_What is asked:_ Please print exactly the lines below, from the start of the material up to and including the line with "import plotly.graph_objects as go", but none of the pictures.
** Begin Material **
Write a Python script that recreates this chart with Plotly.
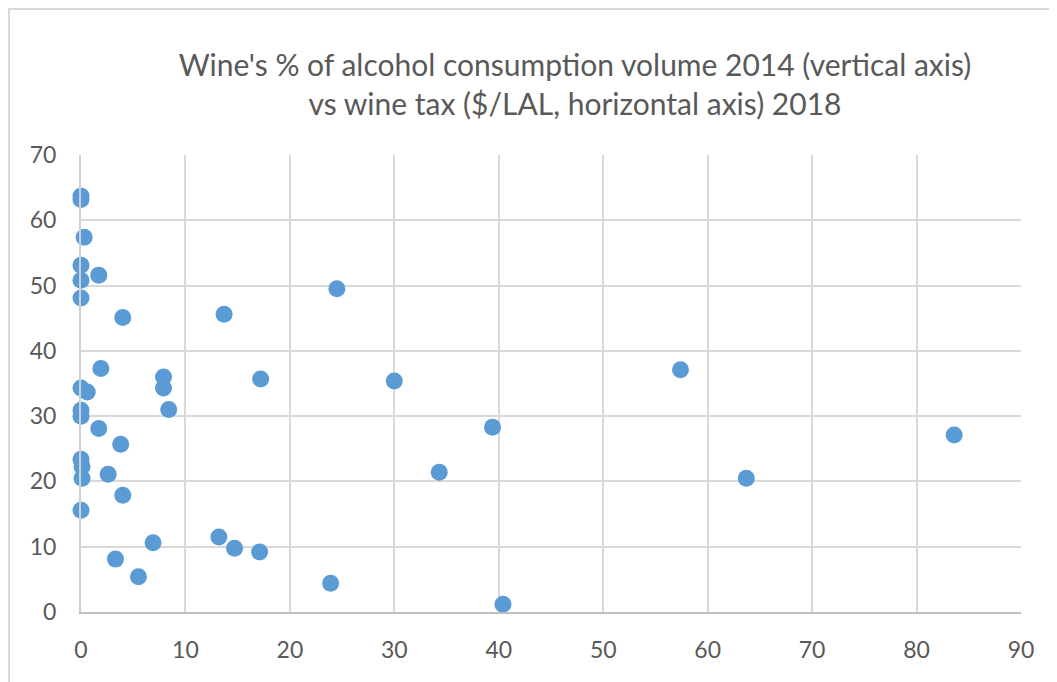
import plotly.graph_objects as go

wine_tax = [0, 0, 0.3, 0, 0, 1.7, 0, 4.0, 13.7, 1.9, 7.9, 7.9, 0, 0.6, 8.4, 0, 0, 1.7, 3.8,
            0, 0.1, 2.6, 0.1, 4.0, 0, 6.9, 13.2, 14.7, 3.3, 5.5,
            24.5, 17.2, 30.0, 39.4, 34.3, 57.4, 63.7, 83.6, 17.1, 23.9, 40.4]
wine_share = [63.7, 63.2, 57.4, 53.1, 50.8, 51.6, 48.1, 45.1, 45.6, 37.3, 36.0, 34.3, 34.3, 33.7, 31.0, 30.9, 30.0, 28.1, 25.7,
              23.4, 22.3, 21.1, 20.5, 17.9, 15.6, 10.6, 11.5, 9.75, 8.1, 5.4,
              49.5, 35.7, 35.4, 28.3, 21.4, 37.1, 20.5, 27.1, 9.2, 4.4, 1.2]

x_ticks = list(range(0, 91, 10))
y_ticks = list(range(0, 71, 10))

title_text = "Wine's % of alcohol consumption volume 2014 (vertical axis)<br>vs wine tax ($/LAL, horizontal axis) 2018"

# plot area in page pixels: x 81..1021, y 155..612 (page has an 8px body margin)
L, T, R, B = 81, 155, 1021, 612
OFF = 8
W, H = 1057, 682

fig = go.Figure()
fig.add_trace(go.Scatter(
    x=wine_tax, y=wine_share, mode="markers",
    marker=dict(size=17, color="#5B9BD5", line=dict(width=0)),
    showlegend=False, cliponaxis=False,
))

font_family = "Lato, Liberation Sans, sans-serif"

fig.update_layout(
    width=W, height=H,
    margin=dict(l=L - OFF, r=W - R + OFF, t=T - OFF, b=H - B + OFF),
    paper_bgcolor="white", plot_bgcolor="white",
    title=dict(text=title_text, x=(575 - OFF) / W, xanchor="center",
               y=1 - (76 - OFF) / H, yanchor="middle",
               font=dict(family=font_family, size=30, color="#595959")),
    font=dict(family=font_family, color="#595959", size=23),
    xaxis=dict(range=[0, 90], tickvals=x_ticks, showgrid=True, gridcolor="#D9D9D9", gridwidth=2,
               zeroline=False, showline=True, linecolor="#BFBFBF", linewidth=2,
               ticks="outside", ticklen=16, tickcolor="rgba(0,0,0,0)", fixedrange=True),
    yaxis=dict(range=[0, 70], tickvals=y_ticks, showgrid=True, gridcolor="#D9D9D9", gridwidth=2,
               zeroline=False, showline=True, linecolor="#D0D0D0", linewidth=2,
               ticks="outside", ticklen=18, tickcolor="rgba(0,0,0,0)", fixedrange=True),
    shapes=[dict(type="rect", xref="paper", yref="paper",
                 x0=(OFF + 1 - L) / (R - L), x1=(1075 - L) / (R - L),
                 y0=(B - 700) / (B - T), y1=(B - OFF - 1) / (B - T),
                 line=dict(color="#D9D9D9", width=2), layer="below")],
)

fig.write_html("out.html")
** End Material **
_Solution to the problem:_
Write a Python script that recreates this chart with Plotly.
import plotly.graph_objects as go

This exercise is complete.